Seidenberg Shows That Cash Cows Die Hard
By Mike Masnick, Tue Apr 19 01:45:00 GMT 2005
The telco world is buzzing over some bizarrely dismissive comments from Verizon's CEO concerning the service level customers expect from their mobile phones. However, it serves to highlight the difficulty companies have in cannibalizing their cash cows.
Ivan Seidenberg's comments were only surprising in the level of vitriol, rather than what he was trying to accomplish. Seidenberg, like many CEOs is trying to weaken the competition and pump up his core business. When it came to municipal Wi-Fi, his comments really weren't all that different than things he's said before. Clearly, the telcos don't like the idea of municipalities competing with them in offering service -- not just because it represents "competition," but because that competition is coming from local governments who those same telcos approach for tax relief at other times. So, to then say that municipal Wi-Fi "could be one of the dumbest ideas I've ever heard,'' is just a typical CEO overstatement, trying to plead his case and protect his company's monopoly business in certain locations.
The statement that is really turning heads, however, was his angry statements concerning what subscribers expect from their mobile phones: "Why in the world would you think your (cell) phone would work in your house? The customer has come to expect so much. They want it to work in the elevator; they want it to work in the basement." Of course, you could easily place a good part of the blame for those expectations on Verizon's own co-owned subsidiary, Verizon Wireless, whose entire advertising campaign is based on the idea that subscribers should expect to use their handsets anywhere and everywhere.
However, what becomes obvious in looking at these statements is that the conflicts a company has in trying to deal with disruptive technologies often causes them to create more problems. It's the typical response a large company has when faced with a disruptive technology. Rather than embrace the disruptive technology and use it to cannibalize their own cash cows, executives continue to talk down about the new technology and how it doesn't compare to their existing (cash cow) technology. That is, despite the large investment in Verizon Wireless and the effort to offer wireless broadband, the company still views wired phone service as it's core offering.
This is supported by two other recent moves by the company outside the wireless space. Despite promising to do so for many months, Verizon has refused to offer DSL without bundling in local phone service -- until today. That this comes just weeks after opening up its VoIP service comes as no surprise. Verizon didn't want to give up any opportunity to keep users subscribed to local service at all. If users wanted DSL and VoIP, they were still going to have to buy Verizon local phone service -- until now, when they can also buy Verizon VoIP.

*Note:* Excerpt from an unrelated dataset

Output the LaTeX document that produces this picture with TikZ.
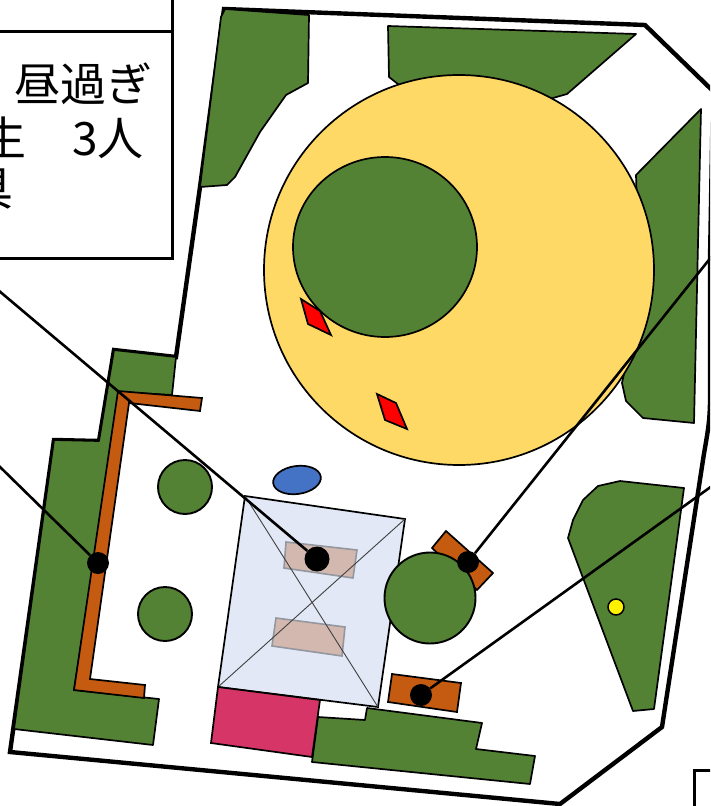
\documentclass[tikz,border=0pt]{standalone}
\usepackage{fontspec}
\newfontfamily\jpfont{Noto Sans CJK JP}
\definecolor{grn}{HTML}{548235}
\definecolor{org}{HTML}{C55A11}
\definecolor{yel}{HTML}{FFD966}
\definecolor{bldg}{HTML}{E2E8F5}
\definecolor{roomc}{HTML}{D3B8AF}
\definecolor{pinkc}{HTML}{D53567}
\definecolor{bluec}{HTML}{4472C4}
\tikzset{
  x=1pt,y=-1pt,
  site/.style={draw=black,line width=4.4pt,line join=miter},
  frameline/.style={draw=black,line width=3pt},
  greenarea/.style={draw=black,line width=1.7pt,fill=grn,line join=round},
  treeshape/.style={ellipse,draw=black,line width=1.9pt,fill=grn,inner sep=0pt,minimum width=#1,minimum height=#1},
  wall/.style={draw=black,line width=1.7pt,fill=org},
  room/.style={draw=black!35!bldg,line width=1.6pt,fill=roomc},
  marker/.style={circle,fill=black,draw=none,inner sep=0pt,minimum size=#1},
  leader/.style={draw=black,line width=2.6pt},
  jp/.style={font=\jpfont\fontsize{46}{46}\selectfont,inner sep=0pt,anchor=base west}
}
\usetikzlibrary{shapes.geometric}
\begin{document}
\begin{tikzpicture}
\useasboundingbox (0,0) rectangle (710,806);
\clip (0,0) rectangle (710,806);
\fill[white] (0,0) rectangle (710,806);
% site
\draw[site] (10,752) -- (54,440) -- (99,441) -- (114,350) -- (176,357) -- (200,187) -- (224,9) -- (645,25) -- (713,91) -- (710,260) -- (710,400) .. controls (710,425) and (706,440) .. (703,460) -- (662,727) -- (560,804) -- cycle;
% green areas
\draw[greenarea] (225,9) -- (309,15) -- (308,83) -- (286,95) -- (260,132) -- (235,177) -- (227,185) -- (200,187) -- (221,17) -- cycle;
\draw[greenarea] (388,26) -- (636,34) -- (567,94) -- (546,100) -- (500,110) -- (420,100) -- (403,88) -- (389,77) -- cycle;
\draw[greenarea] (701,109) -- (694,423) -- (643,418) -- (626,401) -- (622,383) -- (640,300) -- (636,175) -- cycle;
\draw[greenarea] (568,538) -- (573,520) -- (583,500) -- (598,486) -- (620,481) -- (684,488) -- (654,709) -- (633,711) -- cycle;
\draw[greenarea] (114,350) -- (176,357) -- (172,395) -- (120,392) -- (74,690) -- (159,699) -- (153,745) -- (14,729) -- (54,440) -- (99,441) -- cycle;
\draw[greenarea] (318,717) -- (365,720) -- (367,708) -- (482,723) -- (476,749) -- (535,756) -- (530,784) -- (312,762) -- cycle;
% big circle
\node[ellipse,draw=black,line width=1.7pt,fill=yel,inner sep=0pt,minimum width=390pt,minimum height=390pt] (bigcircle) at (459,270) {};
\node[ellipse,draw=black,line width=1.7pt,fill=grn,inner sep=0pt,minimum width=184pt,minimum height=180pt] (innercircle) at (385,247) {};
\draw[draw=black,line width=1.7pt,fill=red] (301,299) -- (320,311) -- (331,335) -- (308,324) -- cycle;
\draw[draw=black,line width=1.7pt,fill=red] (377,394) -- (396,403) -- (407,429) -- (385,420) -- cycle;
% wall
\draw[wall] (118,391) -- (202,398) -- (200,411) -- (129,403) -- (90,679) -- (145,685) -- (144,698) -- (74,690) -- cycle;
% small trees, pond
\node[treeshape=54pt] (treea) at (185,487) {};
\node[treeshape=54pt] (treeb) at (165,614) {};
\node[ellipse,draw=black,line width=1.7pt,fill=bluec,inner sep=0pt,minimum width=48pt,minimum height=28pt,rotate=8] (pond) at (297,480) {};
% building
\draw[draw=black,line width=1.7pt,fill=bldg] (245,496) -- (405,519) -- (378,707) -- (218,687) -- cycle;
\draw[room] (286,542) -- (357,550) -- (353,578) -- (284,568) -- cycle;
\draw[room] (276,618) -- (345,627) -- (342,656) -- (272,646) -- cycle;
\draw[draw=black!75,line width=.9pt] (245,496) -- (378,707) (405,519) -- (218,687);
\draw[draw=black,line width=1.7pt,fill=pinkc] (218,687) -- (320,700) -- (312,757) -- (211,743) -- cycle;
% right objects
\draw[wall] (446,531) -- (493,573) -- (477,590) -- (432,548) -- cycle;
\node[treeshape=91pt] (treec) at (430,598) {};
\draw[wall] (392,674) -- (461,683) -- (457,712) -- (388,702) -- cycle;
\node[circle,draw=black,line width=1.5pt,fill=yellow,inner sep=0pt,minimum size=16pt] (yellowdot) at (616,607) {};
% markers and leaders
\node[marker=22pt] (ma) at (98,563) {};
\node[marker=25pt] (mb) at (317,559) {};
\node[marker=22pt] (mc) at (468,562) {};
\node[marker=22pt] (md) at (421,695) {};
\coordinate (ea) at (-2,465);
\coordinate (eb) at (-2,290);
\coordinate (ec) at (712,256);
\coordinate (ed) at (712,486);
\draw[leader] (ea) -- (ma);
\draw[leader] (eb) -- (mb);
\draw[leader] (ec) -- (mc);
\draw[leader] (ed) -- (md);
% table
\draw[frameline,fill=white] (-5,31) -- (172,31) -- (172,258) -- (-5,258);
\draw[frameline] (172,-5) -- (172,31);
\node[jp] (ta) at (14,101) {昼過ぎ};
\node[jp] (tb) at (-20,155) {生　3人};
\node[jp] (tc) at (-33,205) {具};
% corner box
\draw[frameline] (694,810) -- (694,770) -- (714,770);
\end{tikzpicture}
\end{document}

Despite all of the evidence that people want better, faster, cheaper services that give them more flexibility, when the mobile operator is owned or controlled by a wireline telco, there's always going to be that conflict -- leading the telcos to effectively hold back the mobile operators in an attempt to prop up an existing wireline business. Eventually, these telcos will recognize the need to change, but it's going to come with them kicking and screaming. For the more innovative services, it's looking like the mobile operators without a landline connection (or, in cases of MVNOs, without a network at all) are still going to be able to run much faster and create more innovative offerings. Verizon Wireless has done a good job leading the pack in the US when it comes to mobile broadband -- but statements like Seidenberg's suggest the company is going to bump up against its own parent's desire to protect a cash cow -- opening up opportunities for companies like Sprint (who have fully embraced a mobile future) and MVNOs like SK-Earthlink who are completely unencumbered by legacy network issues.